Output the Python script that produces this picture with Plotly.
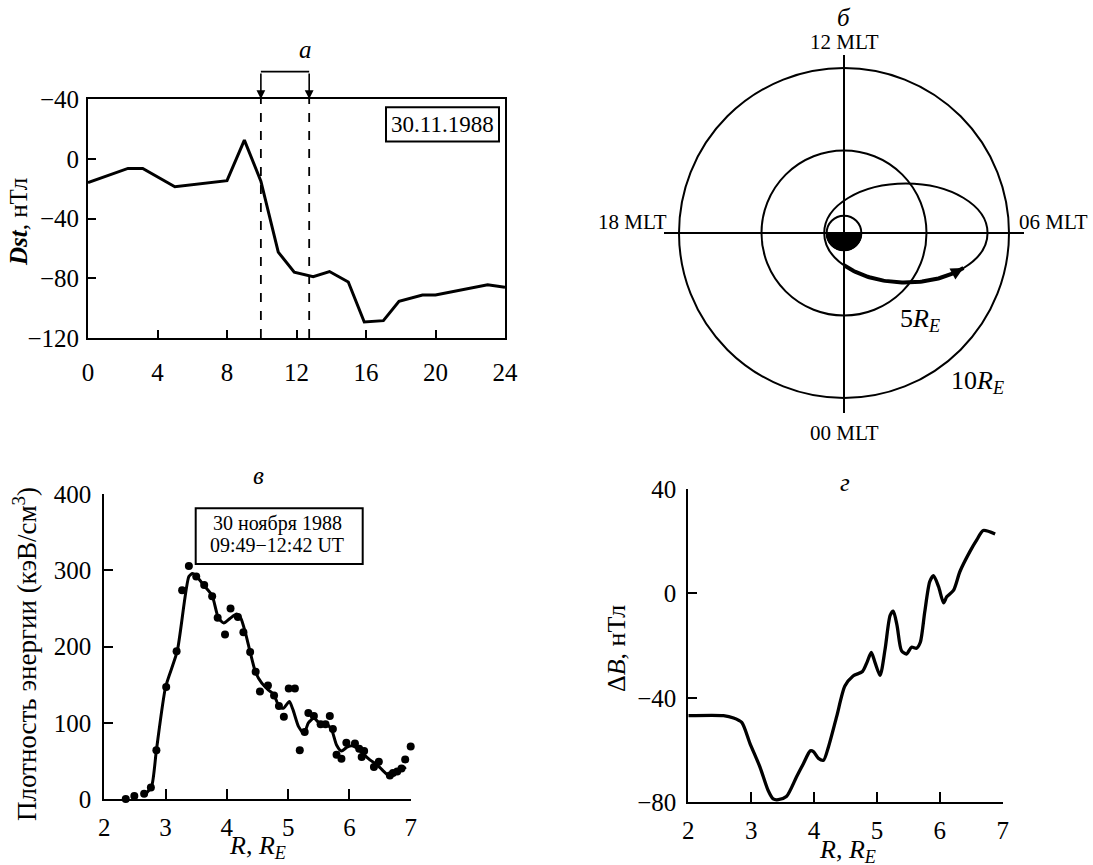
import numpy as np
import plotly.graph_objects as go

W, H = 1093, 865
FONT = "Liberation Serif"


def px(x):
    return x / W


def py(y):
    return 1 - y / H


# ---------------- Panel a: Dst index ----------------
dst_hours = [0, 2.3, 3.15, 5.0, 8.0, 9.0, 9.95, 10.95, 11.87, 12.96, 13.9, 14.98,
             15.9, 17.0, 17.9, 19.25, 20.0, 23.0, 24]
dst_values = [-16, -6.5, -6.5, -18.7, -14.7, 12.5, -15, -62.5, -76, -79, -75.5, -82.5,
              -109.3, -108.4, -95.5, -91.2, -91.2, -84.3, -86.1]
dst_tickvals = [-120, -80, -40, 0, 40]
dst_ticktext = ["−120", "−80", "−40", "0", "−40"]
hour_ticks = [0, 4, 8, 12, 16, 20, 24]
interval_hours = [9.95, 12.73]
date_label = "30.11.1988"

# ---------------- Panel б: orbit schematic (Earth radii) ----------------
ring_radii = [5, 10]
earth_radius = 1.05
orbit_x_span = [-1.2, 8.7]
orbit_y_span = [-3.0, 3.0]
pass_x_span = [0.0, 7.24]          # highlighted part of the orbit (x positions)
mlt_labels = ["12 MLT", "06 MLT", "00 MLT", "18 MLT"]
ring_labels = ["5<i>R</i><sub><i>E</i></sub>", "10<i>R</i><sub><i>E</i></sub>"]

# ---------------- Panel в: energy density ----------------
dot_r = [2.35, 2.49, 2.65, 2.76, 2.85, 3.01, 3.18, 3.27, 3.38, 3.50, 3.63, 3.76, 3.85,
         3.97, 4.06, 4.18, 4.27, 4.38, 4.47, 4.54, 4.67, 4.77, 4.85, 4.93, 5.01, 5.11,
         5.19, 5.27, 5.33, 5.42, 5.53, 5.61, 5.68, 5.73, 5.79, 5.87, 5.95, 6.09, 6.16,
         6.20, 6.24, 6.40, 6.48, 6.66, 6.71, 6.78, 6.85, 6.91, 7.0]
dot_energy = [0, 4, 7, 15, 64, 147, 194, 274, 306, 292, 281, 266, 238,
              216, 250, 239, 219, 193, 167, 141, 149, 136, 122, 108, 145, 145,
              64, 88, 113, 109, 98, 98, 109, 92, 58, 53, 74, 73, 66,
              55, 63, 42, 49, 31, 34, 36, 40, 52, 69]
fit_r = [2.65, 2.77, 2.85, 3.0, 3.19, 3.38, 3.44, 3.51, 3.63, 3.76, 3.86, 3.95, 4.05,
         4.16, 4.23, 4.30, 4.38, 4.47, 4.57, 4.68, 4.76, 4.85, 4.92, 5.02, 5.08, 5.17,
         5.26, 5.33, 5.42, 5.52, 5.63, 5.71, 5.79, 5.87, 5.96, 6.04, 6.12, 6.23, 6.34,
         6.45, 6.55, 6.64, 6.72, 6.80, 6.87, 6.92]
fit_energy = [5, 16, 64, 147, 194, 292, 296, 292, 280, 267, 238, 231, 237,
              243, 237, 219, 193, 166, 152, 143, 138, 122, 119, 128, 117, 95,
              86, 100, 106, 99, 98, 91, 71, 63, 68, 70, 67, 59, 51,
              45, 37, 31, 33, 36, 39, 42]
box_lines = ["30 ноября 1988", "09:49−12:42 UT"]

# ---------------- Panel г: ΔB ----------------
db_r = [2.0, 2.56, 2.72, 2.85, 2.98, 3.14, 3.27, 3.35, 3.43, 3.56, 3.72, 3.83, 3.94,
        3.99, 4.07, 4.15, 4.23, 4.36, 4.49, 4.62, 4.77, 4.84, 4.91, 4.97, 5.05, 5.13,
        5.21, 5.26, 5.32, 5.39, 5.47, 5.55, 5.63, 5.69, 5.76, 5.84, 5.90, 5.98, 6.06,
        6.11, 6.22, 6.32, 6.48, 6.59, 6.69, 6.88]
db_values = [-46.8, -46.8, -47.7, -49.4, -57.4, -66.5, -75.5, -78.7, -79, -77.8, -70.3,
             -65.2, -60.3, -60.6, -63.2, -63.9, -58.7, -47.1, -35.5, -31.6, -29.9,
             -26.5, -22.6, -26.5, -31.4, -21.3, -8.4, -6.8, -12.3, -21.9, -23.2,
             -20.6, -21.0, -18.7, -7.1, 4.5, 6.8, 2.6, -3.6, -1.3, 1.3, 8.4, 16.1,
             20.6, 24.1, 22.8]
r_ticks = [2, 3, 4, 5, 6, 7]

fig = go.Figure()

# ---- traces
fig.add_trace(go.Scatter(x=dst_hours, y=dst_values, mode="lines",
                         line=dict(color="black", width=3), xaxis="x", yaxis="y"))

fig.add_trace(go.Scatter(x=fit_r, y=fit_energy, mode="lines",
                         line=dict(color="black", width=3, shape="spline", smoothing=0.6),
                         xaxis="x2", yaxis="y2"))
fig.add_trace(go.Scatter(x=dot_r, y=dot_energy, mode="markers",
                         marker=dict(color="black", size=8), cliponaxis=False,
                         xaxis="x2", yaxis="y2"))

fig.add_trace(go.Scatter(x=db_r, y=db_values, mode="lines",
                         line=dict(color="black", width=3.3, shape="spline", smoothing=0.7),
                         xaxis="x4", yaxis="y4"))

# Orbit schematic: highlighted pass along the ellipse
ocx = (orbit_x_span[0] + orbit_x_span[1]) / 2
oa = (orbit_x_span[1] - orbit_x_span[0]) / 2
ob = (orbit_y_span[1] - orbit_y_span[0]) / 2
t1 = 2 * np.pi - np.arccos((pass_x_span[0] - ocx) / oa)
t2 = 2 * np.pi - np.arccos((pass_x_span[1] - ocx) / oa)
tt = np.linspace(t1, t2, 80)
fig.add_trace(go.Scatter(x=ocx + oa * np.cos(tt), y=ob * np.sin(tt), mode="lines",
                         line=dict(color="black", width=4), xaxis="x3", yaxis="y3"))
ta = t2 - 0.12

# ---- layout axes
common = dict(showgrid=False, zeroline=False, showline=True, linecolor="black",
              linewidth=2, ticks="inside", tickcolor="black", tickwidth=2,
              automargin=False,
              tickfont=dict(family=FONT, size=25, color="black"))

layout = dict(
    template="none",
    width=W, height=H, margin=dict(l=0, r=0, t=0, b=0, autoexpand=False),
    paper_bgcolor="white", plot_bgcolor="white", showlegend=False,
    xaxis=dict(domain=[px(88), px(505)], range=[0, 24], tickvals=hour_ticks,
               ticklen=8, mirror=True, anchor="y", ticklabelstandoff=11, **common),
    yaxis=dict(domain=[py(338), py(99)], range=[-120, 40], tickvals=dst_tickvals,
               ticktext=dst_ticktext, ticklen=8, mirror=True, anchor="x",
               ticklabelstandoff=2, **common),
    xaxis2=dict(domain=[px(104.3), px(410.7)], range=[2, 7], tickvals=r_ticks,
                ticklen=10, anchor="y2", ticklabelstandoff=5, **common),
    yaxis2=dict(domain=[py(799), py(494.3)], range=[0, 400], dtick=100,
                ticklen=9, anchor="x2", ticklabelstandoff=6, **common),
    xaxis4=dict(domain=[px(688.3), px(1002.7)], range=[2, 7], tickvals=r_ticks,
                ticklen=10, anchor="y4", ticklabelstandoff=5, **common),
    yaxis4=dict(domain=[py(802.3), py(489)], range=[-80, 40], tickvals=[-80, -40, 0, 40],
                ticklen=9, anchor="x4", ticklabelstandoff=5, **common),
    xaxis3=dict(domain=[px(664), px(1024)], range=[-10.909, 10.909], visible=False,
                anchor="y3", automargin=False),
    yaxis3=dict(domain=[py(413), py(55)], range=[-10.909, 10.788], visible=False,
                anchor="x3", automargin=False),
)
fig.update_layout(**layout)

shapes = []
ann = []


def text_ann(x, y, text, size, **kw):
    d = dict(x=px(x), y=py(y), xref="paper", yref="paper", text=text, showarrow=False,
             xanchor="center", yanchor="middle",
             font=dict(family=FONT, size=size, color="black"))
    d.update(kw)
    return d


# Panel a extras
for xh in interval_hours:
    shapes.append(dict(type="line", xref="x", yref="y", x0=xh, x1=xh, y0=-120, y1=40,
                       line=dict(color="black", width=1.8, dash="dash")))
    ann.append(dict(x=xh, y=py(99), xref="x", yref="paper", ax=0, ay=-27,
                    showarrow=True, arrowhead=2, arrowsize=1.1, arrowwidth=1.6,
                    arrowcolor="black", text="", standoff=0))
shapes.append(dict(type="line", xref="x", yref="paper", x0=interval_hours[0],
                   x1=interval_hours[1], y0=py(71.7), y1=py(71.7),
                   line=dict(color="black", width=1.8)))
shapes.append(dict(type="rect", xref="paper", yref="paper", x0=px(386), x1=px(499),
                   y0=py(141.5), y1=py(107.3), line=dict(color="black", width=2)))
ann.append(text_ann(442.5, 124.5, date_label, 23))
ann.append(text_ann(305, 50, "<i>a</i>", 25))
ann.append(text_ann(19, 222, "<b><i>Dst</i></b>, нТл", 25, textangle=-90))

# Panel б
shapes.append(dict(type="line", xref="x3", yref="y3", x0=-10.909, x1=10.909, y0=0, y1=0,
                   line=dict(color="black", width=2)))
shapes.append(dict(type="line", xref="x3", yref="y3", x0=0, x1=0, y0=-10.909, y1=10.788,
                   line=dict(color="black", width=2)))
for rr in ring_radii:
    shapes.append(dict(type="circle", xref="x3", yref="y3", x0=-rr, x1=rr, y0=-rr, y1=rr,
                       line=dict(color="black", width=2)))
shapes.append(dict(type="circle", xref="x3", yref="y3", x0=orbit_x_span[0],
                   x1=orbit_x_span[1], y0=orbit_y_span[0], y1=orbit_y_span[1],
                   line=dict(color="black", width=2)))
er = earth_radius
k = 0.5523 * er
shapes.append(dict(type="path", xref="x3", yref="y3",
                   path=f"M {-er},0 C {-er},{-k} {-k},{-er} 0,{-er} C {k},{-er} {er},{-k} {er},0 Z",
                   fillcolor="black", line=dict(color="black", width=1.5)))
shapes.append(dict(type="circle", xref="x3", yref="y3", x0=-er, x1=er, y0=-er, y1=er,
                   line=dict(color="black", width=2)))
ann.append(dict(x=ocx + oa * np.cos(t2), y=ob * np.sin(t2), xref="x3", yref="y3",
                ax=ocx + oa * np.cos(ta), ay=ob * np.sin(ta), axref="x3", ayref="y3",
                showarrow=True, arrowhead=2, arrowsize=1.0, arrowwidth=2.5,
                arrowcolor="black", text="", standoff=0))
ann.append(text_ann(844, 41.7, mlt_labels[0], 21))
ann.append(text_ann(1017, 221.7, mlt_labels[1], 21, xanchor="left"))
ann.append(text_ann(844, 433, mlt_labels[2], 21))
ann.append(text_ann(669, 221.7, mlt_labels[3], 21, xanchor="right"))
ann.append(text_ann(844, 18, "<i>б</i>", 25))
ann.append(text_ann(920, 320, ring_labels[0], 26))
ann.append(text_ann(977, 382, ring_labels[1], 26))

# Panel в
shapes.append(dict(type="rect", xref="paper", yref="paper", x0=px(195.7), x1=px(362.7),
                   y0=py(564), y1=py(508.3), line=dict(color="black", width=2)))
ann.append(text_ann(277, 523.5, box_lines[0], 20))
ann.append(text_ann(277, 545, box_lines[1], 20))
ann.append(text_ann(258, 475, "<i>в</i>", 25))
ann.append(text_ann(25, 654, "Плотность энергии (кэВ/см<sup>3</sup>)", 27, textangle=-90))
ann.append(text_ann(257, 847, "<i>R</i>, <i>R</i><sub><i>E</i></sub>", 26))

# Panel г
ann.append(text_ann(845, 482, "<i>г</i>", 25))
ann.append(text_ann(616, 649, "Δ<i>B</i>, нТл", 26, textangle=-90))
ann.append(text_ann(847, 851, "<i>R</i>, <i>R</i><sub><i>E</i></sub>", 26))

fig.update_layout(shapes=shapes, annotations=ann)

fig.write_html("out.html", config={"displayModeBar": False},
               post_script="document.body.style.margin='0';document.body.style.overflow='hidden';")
- - - - - - -
## [What is needed]
Repeat only the lines from the beginning of the material through the line containing "return 1 - y / H", both ends kept, leaving pictures out.

## [Response for this exercise]
Output the Python script that produces this picture with Plotly.
import numpy as np
import plotly.graph_objects as go

W, H = 1093, 865
FONT = "Liberation Serif"


def px(x):
    return x / W


def py(y):
    return 1 - y / H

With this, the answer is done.